_Objective_: Repeat the material verbatim. Images are excluded from the copy.

===== Exercise input

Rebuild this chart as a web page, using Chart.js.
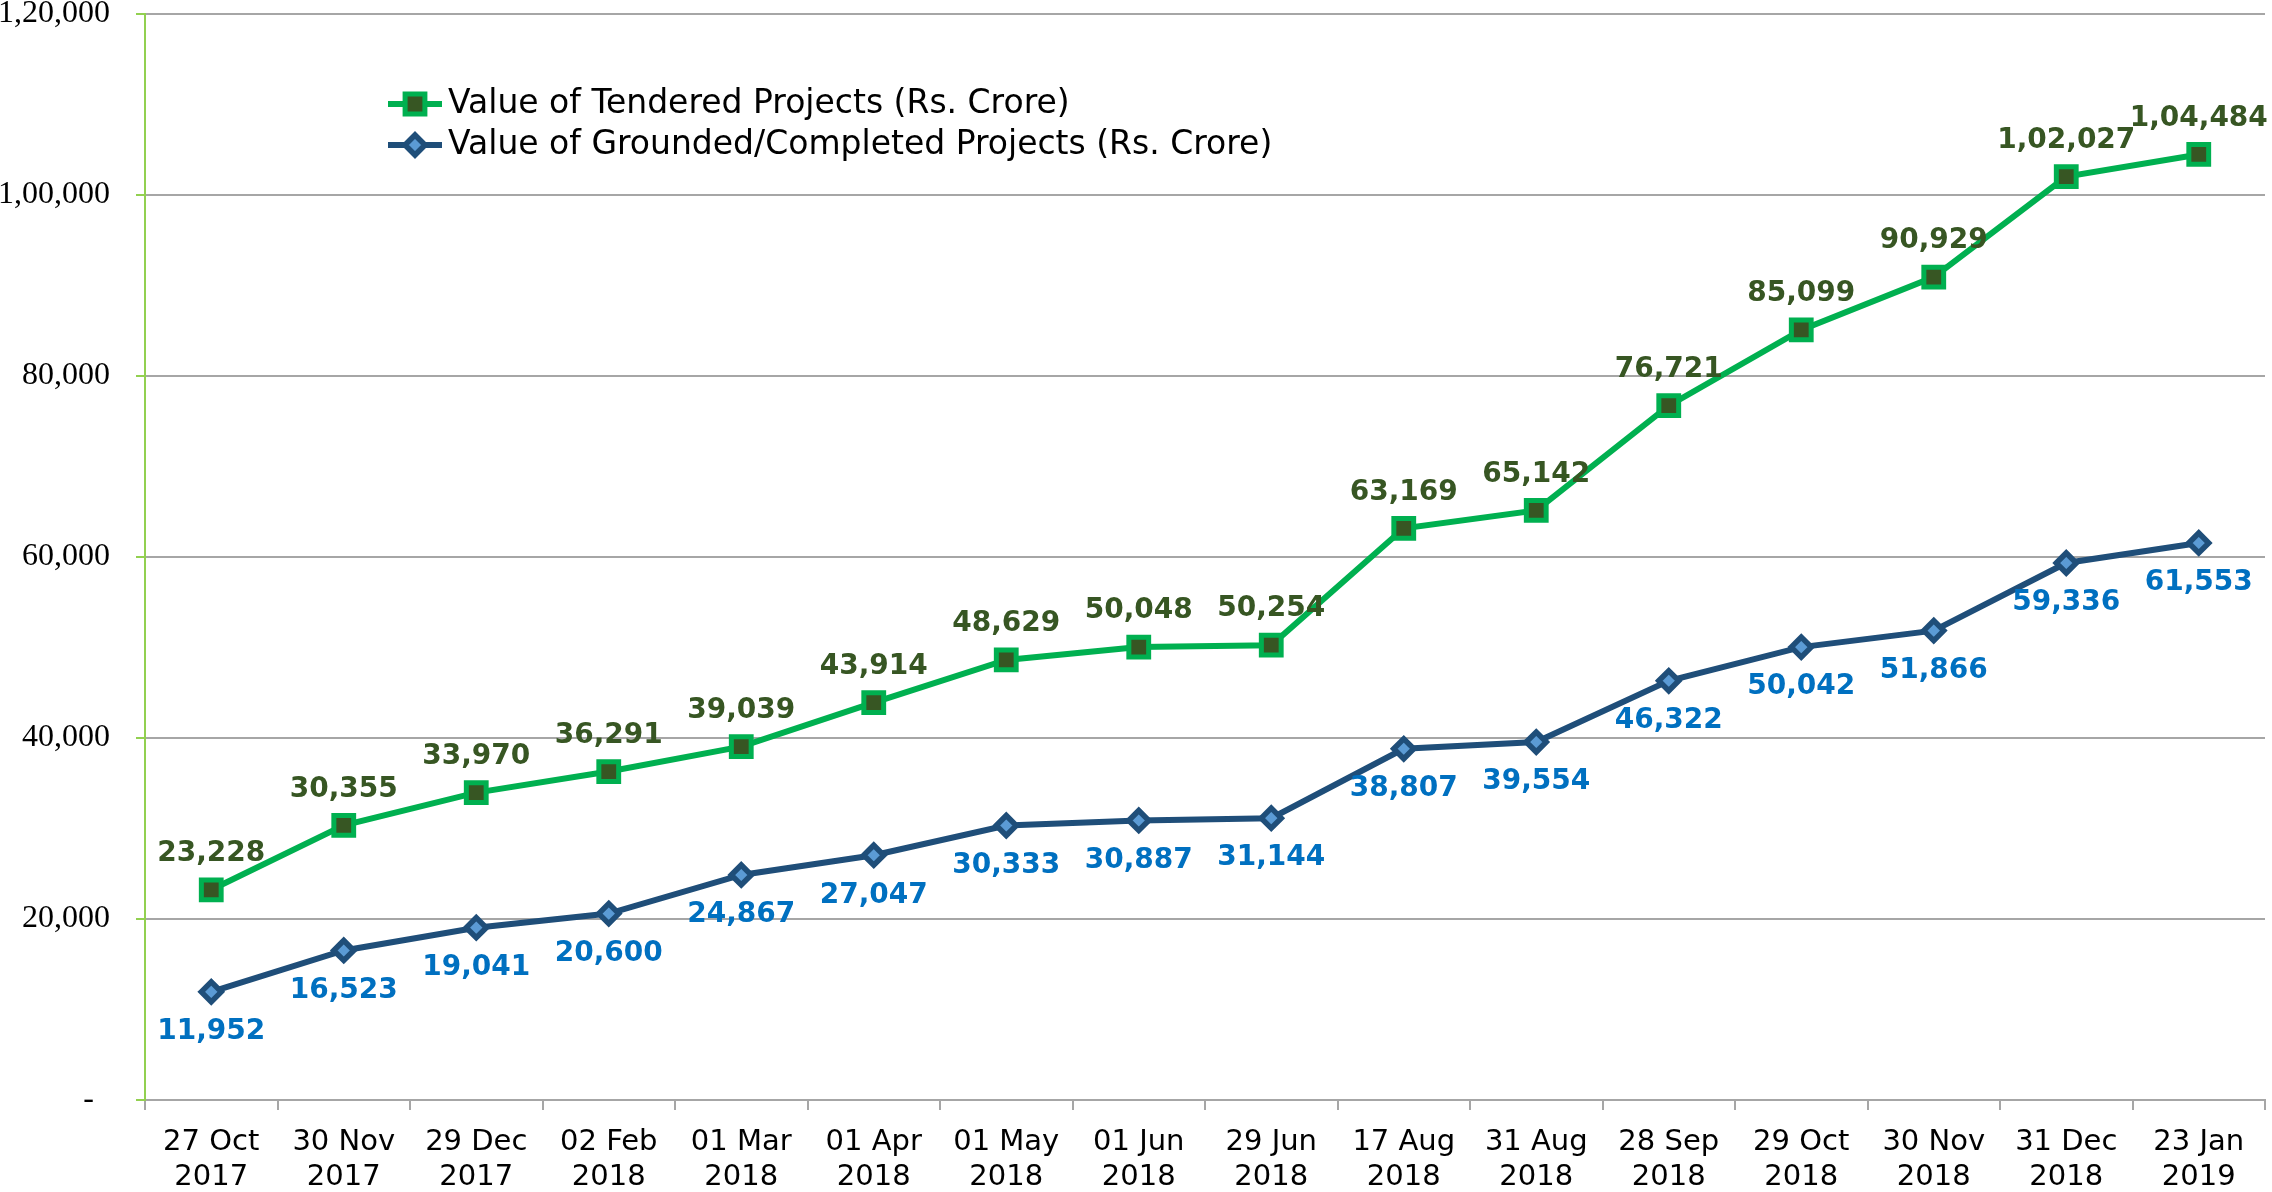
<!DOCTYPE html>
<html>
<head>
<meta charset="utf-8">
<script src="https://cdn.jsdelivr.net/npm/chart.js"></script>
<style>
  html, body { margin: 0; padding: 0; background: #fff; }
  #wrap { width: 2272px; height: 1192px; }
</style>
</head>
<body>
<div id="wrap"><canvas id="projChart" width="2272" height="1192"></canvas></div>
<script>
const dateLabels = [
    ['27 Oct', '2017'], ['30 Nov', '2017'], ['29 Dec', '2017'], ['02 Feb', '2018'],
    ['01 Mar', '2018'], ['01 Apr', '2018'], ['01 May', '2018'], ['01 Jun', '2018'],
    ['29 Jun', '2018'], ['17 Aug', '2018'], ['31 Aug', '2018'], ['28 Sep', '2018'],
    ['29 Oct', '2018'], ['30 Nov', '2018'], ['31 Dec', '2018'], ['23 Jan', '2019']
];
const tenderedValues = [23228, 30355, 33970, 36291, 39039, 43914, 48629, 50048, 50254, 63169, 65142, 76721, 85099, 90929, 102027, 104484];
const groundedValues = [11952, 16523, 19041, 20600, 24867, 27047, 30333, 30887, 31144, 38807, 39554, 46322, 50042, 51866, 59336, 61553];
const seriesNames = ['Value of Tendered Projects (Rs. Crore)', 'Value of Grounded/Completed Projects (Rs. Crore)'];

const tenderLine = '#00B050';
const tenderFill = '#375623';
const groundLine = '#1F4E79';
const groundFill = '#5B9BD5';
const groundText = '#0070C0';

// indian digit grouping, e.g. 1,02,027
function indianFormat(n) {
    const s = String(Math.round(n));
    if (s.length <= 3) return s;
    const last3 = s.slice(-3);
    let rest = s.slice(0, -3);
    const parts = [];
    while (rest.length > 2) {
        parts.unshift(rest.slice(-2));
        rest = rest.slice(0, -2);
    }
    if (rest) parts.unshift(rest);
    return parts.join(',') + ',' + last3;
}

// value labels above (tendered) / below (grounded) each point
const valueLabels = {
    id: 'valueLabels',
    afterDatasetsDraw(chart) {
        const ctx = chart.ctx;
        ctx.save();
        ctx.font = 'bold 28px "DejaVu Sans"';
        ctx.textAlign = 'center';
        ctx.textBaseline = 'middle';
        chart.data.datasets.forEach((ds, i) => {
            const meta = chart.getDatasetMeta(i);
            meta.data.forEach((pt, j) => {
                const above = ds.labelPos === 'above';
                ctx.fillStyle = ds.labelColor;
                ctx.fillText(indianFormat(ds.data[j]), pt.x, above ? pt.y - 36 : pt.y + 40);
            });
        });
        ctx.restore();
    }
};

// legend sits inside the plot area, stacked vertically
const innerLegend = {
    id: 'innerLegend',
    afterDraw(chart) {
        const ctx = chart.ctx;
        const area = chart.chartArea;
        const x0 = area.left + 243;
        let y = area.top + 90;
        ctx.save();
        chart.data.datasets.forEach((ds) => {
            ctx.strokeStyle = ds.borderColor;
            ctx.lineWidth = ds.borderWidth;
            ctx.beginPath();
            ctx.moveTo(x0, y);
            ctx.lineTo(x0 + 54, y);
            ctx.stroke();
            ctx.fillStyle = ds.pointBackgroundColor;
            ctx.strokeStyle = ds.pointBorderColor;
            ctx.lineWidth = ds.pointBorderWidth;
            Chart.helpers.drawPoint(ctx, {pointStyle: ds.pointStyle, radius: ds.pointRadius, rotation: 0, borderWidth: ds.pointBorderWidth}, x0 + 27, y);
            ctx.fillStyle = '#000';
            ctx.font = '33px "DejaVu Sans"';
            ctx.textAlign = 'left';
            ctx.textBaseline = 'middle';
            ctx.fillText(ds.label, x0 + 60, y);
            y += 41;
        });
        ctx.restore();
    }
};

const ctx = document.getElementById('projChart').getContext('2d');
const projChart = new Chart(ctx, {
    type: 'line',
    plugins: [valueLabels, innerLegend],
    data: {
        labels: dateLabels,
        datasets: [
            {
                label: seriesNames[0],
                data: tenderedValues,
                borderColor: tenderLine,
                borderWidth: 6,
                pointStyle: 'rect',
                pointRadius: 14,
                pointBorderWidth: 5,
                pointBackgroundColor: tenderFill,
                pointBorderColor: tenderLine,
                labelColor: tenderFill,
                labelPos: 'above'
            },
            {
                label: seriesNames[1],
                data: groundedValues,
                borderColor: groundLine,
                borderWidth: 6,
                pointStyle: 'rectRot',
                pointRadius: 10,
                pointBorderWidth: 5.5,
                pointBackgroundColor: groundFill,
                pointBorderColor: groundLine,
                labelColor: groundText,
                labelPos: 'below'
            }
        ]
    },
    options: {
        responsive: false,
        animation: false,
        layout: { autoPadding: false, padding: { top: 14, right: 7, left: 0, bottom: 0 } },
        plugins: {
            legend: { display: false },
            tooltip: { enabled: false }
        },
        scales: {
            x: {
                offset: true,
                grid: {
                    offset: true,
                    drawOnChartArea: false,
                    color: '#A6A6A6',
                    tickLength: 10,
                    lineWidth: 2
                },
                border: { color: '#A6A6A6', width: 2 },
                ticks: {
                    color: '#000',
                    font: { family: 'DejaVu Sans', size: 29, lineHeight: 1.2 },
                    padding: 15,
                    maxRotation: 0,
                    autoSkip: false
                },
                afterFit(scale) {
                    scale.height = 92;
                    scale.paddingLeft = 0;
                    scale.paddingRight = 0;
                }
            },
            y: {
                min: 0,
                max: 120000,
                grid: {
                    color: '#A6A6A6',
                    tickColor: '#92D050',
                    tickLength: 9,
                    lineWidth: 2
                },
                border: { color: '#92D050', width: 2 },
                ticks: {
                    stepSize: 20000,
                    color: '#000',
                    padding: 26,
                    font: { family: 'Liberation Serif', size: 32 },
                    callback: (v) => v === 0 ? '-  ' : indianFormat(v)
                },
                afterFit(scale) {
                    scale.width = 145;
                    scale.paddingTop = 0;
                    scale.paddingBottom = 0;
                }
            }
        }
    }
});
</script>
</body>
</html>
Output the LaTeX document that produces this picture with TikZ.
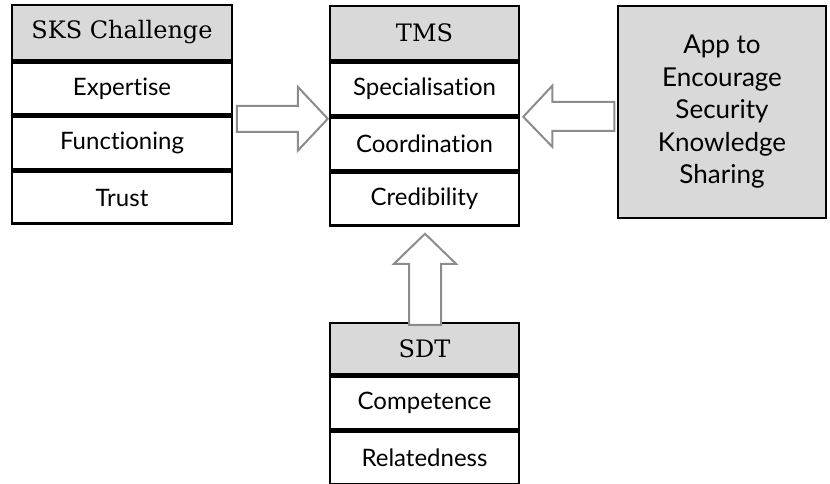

==========

_Response to this task_:
Rebuild this chart as a web page, using Chart.js.
<!DOCTYPE html>
<html>
<head>
<meta charset="utf-8">
<script src="https://cdn.jsdelivr.net/npm/chart.js"></script>
<style>
  html, body { margin: 0; padding: 0; background: #fff; }
  #wrap { width: 2272px; height: 1192px; }
</style>
</head>
<body>
<div id="wrap"><canvas id="projChart" width="2272" height="1192"></canvas></div>
<script>
const dateLabels = [
    ['27 Oct', '2017'], ['30 Nov', '2017'], ['29 Dec', '2017'], ['02 Feb', '2018'],
    ['01 Mar', '2018'], ['01 Apr', '2018'], ['01 May', '2018'], ['01 Jun', '2018'],
    ['29 Jun', '2018'], ['17 Aug', '2018'], ['31 Aug', '2018'], ['28 Sep', '2018'],
    ['29 Oct', '2018'], ['30 Nov', '2018'], ['31 Dec', '2018'], ['23 Jan', '2019']
];
const tenderedValues = [23228, 30355, 33970, 36291, 39039, 43914, 48629, 50048, 50254, 63169, 65142, 76721, 85099, 90929, 102027, 104484];
const groundedValues = [11952, 16523, 19041, 20600, 24867, 27047, 30333, 30887, 31144, 38807, 39554, 46322, 50042, 51866, 59336, 61553];
const seriesNames = ['Value of Tendered Projects (Rs. Crore)', 'Value of Grounded/Completed Projects (Rs. Crore)'];

const tenderLine = '#00B050';
const tenderFill = '#375623';
const groundLine = '#1F4E79';
const groundFill = '#5B9BD5';
const groundText = '#0070C0';

// indian digit grouping, e.g. 1,02,027
function indianFormat(n) {
    const s = String(Math.round(n));
    if (s.length <= 3) return s;
    const last3 = s.slice(-3);
    let rest = s.slice(0, -3);
    const parts = [];
    while (rest.length > 2) {
        parts.unshift(rest.slice(-2));
        rest = rest.slice(0, -2);
    }
    if (rest) parts.unshift(rest);
    return parts.join(',') + ',' + last3;
}

// value labels above (tendered) / below (grounded) each point
const valueLabels = {
    id: 'valueLabels',
    afterDatasetsDraw(chart) {
        const ctx = chart.ctx;
        ctx.save();
        ctx.font = 'bold 28px "DejaVu Sans"';
        ctx.textAlign = 'center';
        ctx.textBaseline = 'middle';
        chart.data.datasets.forEach((ds, i) => {
            const meta = chart.getDatasetMeta(i);
            meta.data.forEach((pt, j) => {
                const above = ds.labelPos === 'above';
                ctx.fillStyle = ds.labelColor;
                ctx.fillText(indianFormat(ds.data[j]), pt.x, above ? pt.y - 36 : pt.y + 40);
            });
        });
        ctx.restore();
    }
};

// legend sits inside the plot area, stacked vertically
const innerLegend = {
    id: 'innerLegend',
    afterDraw(chart) {
        const ctx = chart.ctx;
        const area = chart.chartArea;
        const x0 = area.left + 243;
        let y = area.top + 90;
        ctx.save();
        chart.data.datasets.forEach((ds) => {
            ctx.strokeStyle = ds.borderColor;
            ctx.lineWidth = ds.borderWidth;
            ctx.beginPath();
            ctx.moveTo(x0, y);
            ctx.lineTo(x0 + 54, y);
            ctx.stroke();
            ctx.fillStyle = ds.pointBackgroundColor;
            ctx.strokeStyle = ds.pointBorderColor;
            ctx.lineWidth = ds.pointBorderWidth;
            Chart.helpers.drawPoint(ctx, {pointStyle: ds.pointStyle, radius: ds.pointRadius, rotation: 0, borderWidth: ds.pointBorderWidth}, x0 + 27, y);
            ctx.fillStyle = '#000';
            ctx.font = '33px "DejaVu Sans"';
            ctx.textAlign = 'left';
            ctx.textBaseline = 'middle';
            ctx.fillText(ds.label, x0 + 60, y);
            y += 41;
        });
        ctx.restore();
    }
};

const ctx = document.getElementById('projChart').getContext('2d');
const projChart = new Chart(ctx, {
    type: 'line',
    plugins: [valueLabels, innerLegend],
    data: {
        labels: dateLabels,
        datasets: [
            {
                label: seriesNames[0],
                data: tenderedValues,
                borderColor: tenderLine,
                borderWidth: 6,
                pointStyle: 'rect',
                pointRadius: 14,
                pointBorderWidth: 5,
                pointBackgroundColor: tenderFill,
                pointBorderColor: tenderLine,
                labelColor: tenderFill,
                labelPos: 'above'
            },
            {
                label: seriesNames[1],
                data: groundedValues,
                borderColor: groundLine,
                borderWidth: 6,
                pointStyle: 'rectRot',
                pointRadius: 10,
                pointBorderWidth: 5.5,
                pointBackgroundColor: groundFill,
                pointBorderColor: groundLine,
                labelColor: groundText,
                labelPos: 'below'
            }
        ]
    },
    options: {
        responsive: false,
        animation: false,
        layout: { autoPadding: false, padding: { top: 14, right: 7, left: 0, bottom: 0 } },
        plugins: {
            legend: { display: false },
            tooltip: { enabled: false }
        },
        scales: {
            x: {
                offset: true,
                grid: {
                    offset: true,
                    drawOnChartArea: false,
                    color: '#A6A6A6',
                    tickLength: 10,
                    lineWidth: 2
                },
                border: { color: '#A6A6A6', width: 2 },
                ticks: {
                    color: '#000',
                    font: { family: 'DejaVu Sans', size: 29, lineHeight: 1.2 },
                    padding: 15,
                    maxRotation: 0,
                    autoSkip: false
                },
                afterFit(scale) {
                    scale.height = 92;
                    scale.paddingLeft = 0;
                    scale.paddingRight = 0;
                }
            },
            y: {
                min: 0,
                max: 120000,
                grid: {
                    color: '#A6A6A6',
                    tickColor: '#92D050',
                    tickLength: 9,
                    lineWidth: 2
                },
                border: { color: '#92D050', width: 2 },
                ticks: {
                    stepSize: 20000,
                    color: '#000',
                    padding: 26,
                    font: { family: 'Liberation Serif', size: 32 },
                    callback: (v) => v === 0 ? '-  ' : indianFormat(v)
                },
                afterFit(scale) {
                    scale.width = 145;
                    scale.paddingTop = 0;
                    scale.paddingBottom = 0;
                }
            }
        }
    }
});
</script>
</body>
</html>
Output the LaTeX document that produces this picture with TikZ.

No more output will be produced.